Au-delà des dispositions réglementaires, la relance repose aussi sur la reprise d’une activité normale du côté des annonceurs, ce qui n’est pas encore le cas… Pour l’heure, on sent beaucoup d’envie de la part de nos clients, mais la quasi-totalité des appels d’offres concernent des événements sur 2021. Il faut dire que la persistance d’un risque sanitaire auquel est venu s’ajouter celui de crise économique ne facilite pas le passage à l’acte ! De plus, il faut comprendre que la situation est encore compliquée dans un grand nombre d’entreprises dont une partie des collaborateurs est encore en télétravail ou en chômage partiel. Le premier challenge est déjà de les faire revenir physiquement dans les bureaux ! Cela étant, le fait qu’ils se posent et qu’ils nous posent beaucoup de questions est encourageant. J’y vois une vraie opportunité pour nous de jouer ce rôle de conseil que nous revendiquons depuis longtemps, sans toujours être entendus. La crise que nous traversons depuis quelques mois, parce qu’elle est sanitaire et économique, re-questionne notre métier, de sa raison d’être au format, en passant par le budget.
Des formats d’événements vont-ils disparaître ?
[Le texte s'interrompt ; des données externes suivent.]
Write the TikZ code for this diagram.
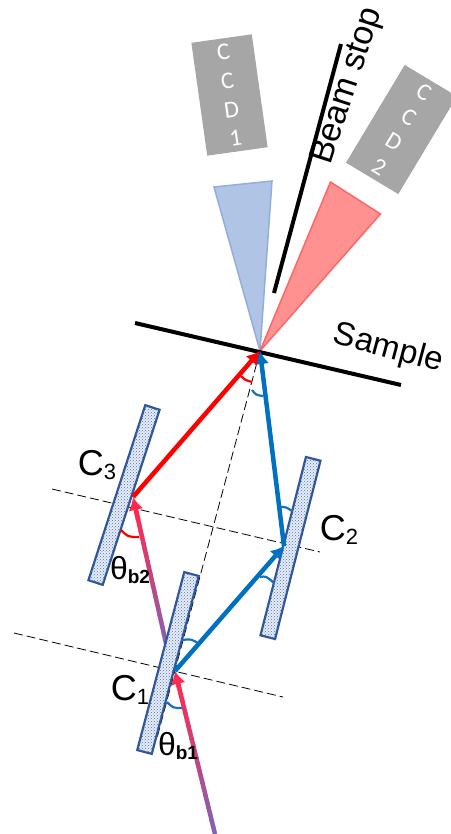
\documentclass[tikz,border=0pt]{standalone}
\usepackage{fontspec}
\setmainfont{Liberation Sans}
\newfontfamily\ccdfont{Carlito}
\usetikzlibrary{arrows.meta,calc,patterns}
\definecolor{beamblue}{HTML}{0070C0}
\definecolor{beamred}{HTML}{FF0000}
\definecolor{beampink}{HTML}{FF2A50}
\definecolor{beampurple}{HTML}{8064B4}
\definecolor{crystedge}{HTML}{2F5597}
\definecolor{angblue}{HTML}{4472C4}
\definecolor{ccdgray}{HTML}{A6A6A6}
\newcommand{\lowlab}[2]{#1{\fontsize{22}{22}\selectfont\raisebox{-0.35ex}{#2}}}
\newcommand{\anglab}[1]{\fontsize{32}{32}\selectfont θ{\fontsize{19}{19}\selectfont\bfseries\raisebox{-0.35ex}{#1}}}
\begin{document}
\begin{tikzpicture}[x=1pt, y=-1pt, >={Latex[length=13pt,width=15pt]},
  crystal/.style={draw=crystedge, line width=2.2pt, minimum width=184pt, minimum height=15pt, inner sep=0pt,
    fill=angblue!12, postaction={pattern=crosshatch dots, pattern color=angblue}},
  ccd/.style={fill=ccdgray, minimum width=61pt, minimum height=114pt, inner sep=0pt, align=center,
    text=white, font=\ccdfont\fontsize{24}{29}\selectfont},
  bluefan/.style={fill=angblue!42, draw=angblue!58, line width=1.5pt},
  redfan/.style={fill=beamred!43, draw=beamred!60, line width=1.5pt},
  guide/.style={dash pattern=on 9pt off 4pt, line width=0.8pt},
  barline/.style={line width=4pt},
  bluebeam/.style={->, draw=beamblue, line width=4.5pt},
  redbeam/.style={->, draw=beamred, line width=4.5pt},
  pinkbeam/.style={->, draw=beampink, line width=4.5pt},
  bluearc/.style={draw=beamblue!70!angblue, line width=2.2pt},
  redarc/.style={draw=beamred, line width=2.2pt},
  lab/.style={font=\fontsize{36}{36}\selectfont, inner sep=0pt}]
\useasboundingbox (0,0) rectangle (450,834);
% points on the crystals and sample
\coordinate (src) at (215,834);
\coordinate (p1) at (175,671);
\coordinate (p2) at (284,546);
\coordinate (p3) at (133,497);
\coordinate (s) at (260,351);
\coordinate (c1back) at (168,652);
% guide lines
\coordinate (g1a) at (52,489); \coordinate (g1b) at (320,552);
\coordinate (g2a) at (14,633); \coordinate (g2b) at (283,697);
\coordinate (g3) at (157,738);
\draw[guide] (g1a) -- (g1b);
\draw[guide] (g2a) -- (g2b);
\draw[guide] (s) -- (g3);
% detectors
\node[ccd, rotate=8] (ccd1) at (229.5,95) {C\\C\\D\\1};
\node[ccd, rotate=-31] (ccd2) at (401.5,129.5) {C\\C\\D\\2};
\coordinate (f1a) at (214,187); \coordinate (f1b) at (272,181);
\coordinate (f2a) at (330.5,182); \coordinate (f2b) at (380.5,214);
\draw[bluefan] (s) -- (f1a) -- (f1b) -- cycle;
\draw[redfan] (s) -- (f2a) -- (f2b) -- cycle;
% sample and stop
\coordinate (sl) at (135,323); \coordinate (sr) at (401,385);
\coordinate (st) at (341,44); \coordinate (sb) at (274,293);
\draw[barline] (sl) -- (sr);
\draw[barline] (sb) -- (st);
\node[font=\fontsize{34}{34}\selectfont, rotate=72, inner sep=0pt] (stoplab) at (348,86) {Beam stop};
\node[font=\fontsize{33}{33}\selectfont, rotate=-15, inner sep=0pt] (samplelab) at (388,349) {Sample};
% beams with colour running along them
\foreach \i in {0,...,23}{
  \pgfmathsetmacro{\mixa}{100*\i/23}
  \pgfmathsetmacro{\fra}{0.93*\i/24}
  \pgfmathsetmacro{\frb}{0.93*(\i+1.2)/24}
  \draw[draw=beampink!\mixa!beampurple, line width=4.5pt] ($(src)!\fra!(p1)$) -- ($(src)!\frb!(p1)$);
  \draw[draw=beampink!\mixa!beampurple, line width=4.5pt] ($(c1back)!\fra!(p3)$) -- ($(c1back)!\frb!(p3)$);
}
\draw[pinkbeam] ($(src)!0.9!(p1)$) -- (p1);
\draw[pinkbeam] ($(c1back)!0.85!(p3)$) -- (p3);
% crystals
\node[crystal, rotate=75.2] (c1) at (168,663) {};
\node[crystal, rotate=75.7] (c2) at (290.5,548) {};
\node[crystal, rotate=72] (c3) at (124,495) {};
\draw[bluebeam] (p1) -- (p2);
\draw[bluebeam] (p2) -- (s);
\draw[redbeam] (p3) -- (s);
% angle marks
\draw[bluearc] (167,702) .. controls (173,708) .. (182,708);
\draw[bluearc] (182,640) .. controls (191,639) .. (198,643);
\draw[bluearc] (260,577) .. controls (266,576) .. (274,583);
\draw[bluearc] (280,507) .. controls (286,507) .. (292,511);
\draw[bluearc] (252,390) .. controls (256,395) .. (263,396);
\draw[redarc] (241,376) .. controls (245,380) .. (252,382);
\draw[redarc] (121,530) .. controls (128,537) .. (139,537);
% labels
\node[lab] (c3lab) at (97,465) {\lowlab{C}{3}};
\node[lab] (c2lab) at (339,530) {\lowlab{C}{2}};
\node[lab] (c1lab) at (130,690) {\lowlab{C}{1}};
\node[inner sep=0pt] (t2lab) at (130,570) {\anglab{b2}};
\node[inner sep=0pt] (t1lab) at (178,746) {\anglab{b1}};
\end{tikzpicture}
\end{document}
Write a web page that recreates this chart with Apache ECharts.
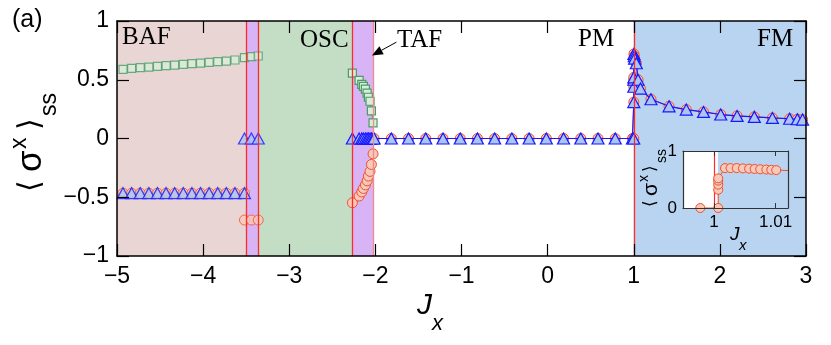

Certaines typologies d’événements d’agrément vont peut-être disparaître, mais je dirais plutôt que tous les formats vont devoir évoluer pour intégrer les nouvelles contraintes. Nous revoyons déjà des road-show, des salons, des conventions…, leur survie n’est pas spécifiquement liée au Covid. De la même manière que les événements d’entreprises étaient sans doute plus sûrs que la voie publique au lendemain des attentats, il est peu probable qu’un salon, une foire ou un congrès devienne un nouveau foyer de contamination (du fait de l’application des mesures du référentiel). C’est tout l’intérêt de faire appel à des professionnels de l’organisation qui, je le rappelle, n’étaient pas à la manœuvre lors des rassemblements religieux par lesquels tout a commencé.
Les instances représentatives du secteur ont édité un référentiel sanitaire, qui propose une batterie de règles a priori indispensables. Ne risque-t-il pas de dénaturer l’événement ou d’en rendre l’organisation trop compliquée pour être rentable ?
Ce référentiel, adossé aux conditions exigées par les pouvoirs publics, est un cadre qui pose des règles applicables dans un contexte en constante évolution. Il ne s’agit pas d’une check-list exhaustive des gestes à effectuer impérativement sur chaque manifestation, mais d’une liste des pratiques à utiliser ou pas en fonction de la situation. À l’heure où nous parlons, certaines d’entre elles ne sont peut-être déjà plus de mise, tout dépend du contexte et du public concerné. C’est exactement ce que nous avons vécu lorsqu’il a fallu intégrer les nouvelles règles de sécurité après les attentats. Avec le temps, certains événements ont pu alléger leur dispositif, d’autres pas, ou moins, sans pour autant remettre en danger leurs participants. Aucun organisateur, aucun donneur d’ordre n’a envie de prendre des risques en réunissant 5 00 personnes.